RASSEGNA STAMPA
LA REPUBBLICA - Beck. Ma un´altra protesta è possibile
Seattle, 29 novembre 2009
Beck. Ma un´altra protesta è possibile
RICCARDO STAGLIANÒ
Il no global è morto? Viva il no global. Ulrich Beck, sociologo e teorico della «società del rischio», diffida chiunque voglia azzardare un de profundis per i contestatori che invasero Seattle. Quel grido solitario è diventato un mugugno condiviso. E non è detto che, nel derubricamento dalle avanguardie alla massa, non riesca così a sortire maggiori conseguenze. Che ne è del movimento a dieci anni dalla sua comparsa sulla scena internazionale?

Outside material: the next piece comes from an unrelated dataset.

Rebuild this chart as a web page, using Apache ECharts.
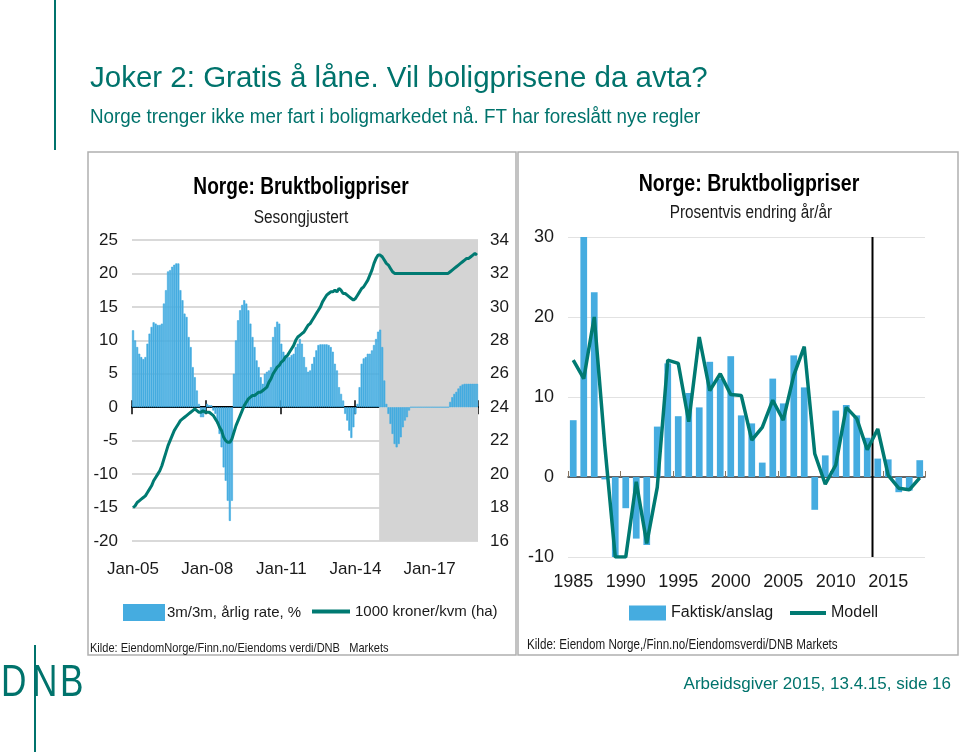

«Lei vuol sapere se il movimento di protesta no global - che in realtà era un movimento globale di protesta alternativa - che ha lottato anche nelle strade di Genova, contestando radicalmente il sistema capitalistico e lo squilibrio tra Nord e Sud, abbia oggi perso il suo impeto. Non ne sarei così sicuro».
«Anzi, potrebbe anche essere vero il contrario. Larghe fette della popolazione, inclusa la classe media e gli intellettuali, sono diventate simpatizzanti della loro critica radicale. Da questo punto di vista potrebbe trattarsi di una vittoria a scoppio ritardato».
Ci spieghi meglio...
«Il fatto è che esiste un piccolo sporco segreto, ed è il seguente: tutte le cose che mettono a rischio il mondo, tipo il cambiamento climatico e la crisi finanziaria, sono legali! Sono stati i governi, d´accordo con diversi gruppi di specialisti e la benedizione della democrazia, ad aver prodotto i rischi globali. Per questo i movimenti sociali non hanno perso il loro potere ma piuttosto il monopolio sulla critica radicale al fondamentalismo del mercato neoliberale. Voglio dire che quando la domanda "ci potremo fidare di nuovo del mercato?" si trasforma in una preoccupazione di quasi tutti, a quel punto i movimenti sociali diventano invisibili».
Lei sta dicendo dunque che le loro istanze si sono spostate dalle frange al mainstream, sono state interiorizzate nel discorso pubblico più moderato?
«Sì. Ma c´è anche un secondo punto che dobbiamo affrontare. Dove e quando le idee basilari di nazionalismo, comunismo, socialismo e neoliberalismo falliscono e la gente se ne accorge, allora scatta la domanda: "Qual è l´alternativa?". E qui si evidenzia una debolezza essenziale non solo dei movimenti di protesta ma ancor più dei partiti politici, degli economisti e degli scienziati sociali».
Questo non ci tranquillizza però. Ci sarà pure qualcuno al quale rivolgerci per avere risposte nuove?
«La domanda giusta da farci è: cosa è stato messo in pratica? Da una parte bisogna chiedersi fino a che punto esiste un nuovo tipo di coalizione tra i gruppi non governativi e i governi per tentare di far applicare nuovi regolamenti e norme transnazionali che sovrintendano al sistema finanziario o a un cambiamento in direzione ecologica della produzione. E dall´altra se ci sono coalizioni possibili tra i movimenti sociali e il capitale tali da rendere la visione di una globalizzazione alternativa parte delle politiche delle compagnie transnazionali».
Se questi sono i criteri, i risultati sembrano per il momento scarsi. E quindi, forse, ai no global resta ancora un ruolo. O no?
«Ci sono molti luoghi e strategie per la "protesta no global": non solo le strade ma anche internet, non esclusivamente i vertici del G8 ma anche l´azione diretta e la cooperazione con i governi nazionali, le organizzazioni internazionali tipo Wto e Fondo monetario internazionale, così come nella relazione con soggetti cosmopoliti e frazioni del capitale globalizzato».
È ottimista sul fatto che queste «coalizioni» possano davvero formarsi? E che un cambiamento reale possa prodursi?
«Se mi chiede se stiamo già assistendo a un cambiamento reale e sostenibile nella politica, la risposta è ovviamente no. C´è invece un cambiamento semantico. In tempi di crisi esistenziale i movimenti sociali perdono sostegno non perché la gente ignora i problemi ma perché conoscendoli alza i muri della propria nazione per ripararsi dietro di loro. Io credo quindi che la situazione sia aperta: non c´è dubbio che i movimenti di protesta abbiano perso un po´ del loro potere definitorio del discorso pubblico e della politica. Ma d´altra parte, dal momento che hanno vinto - almeno dal punto di vista "semantico", facendo interiorizzare il tema - un movimento di protesta più grande, sostenuto da parti maggioritarie della popolazione, è ancora possibile».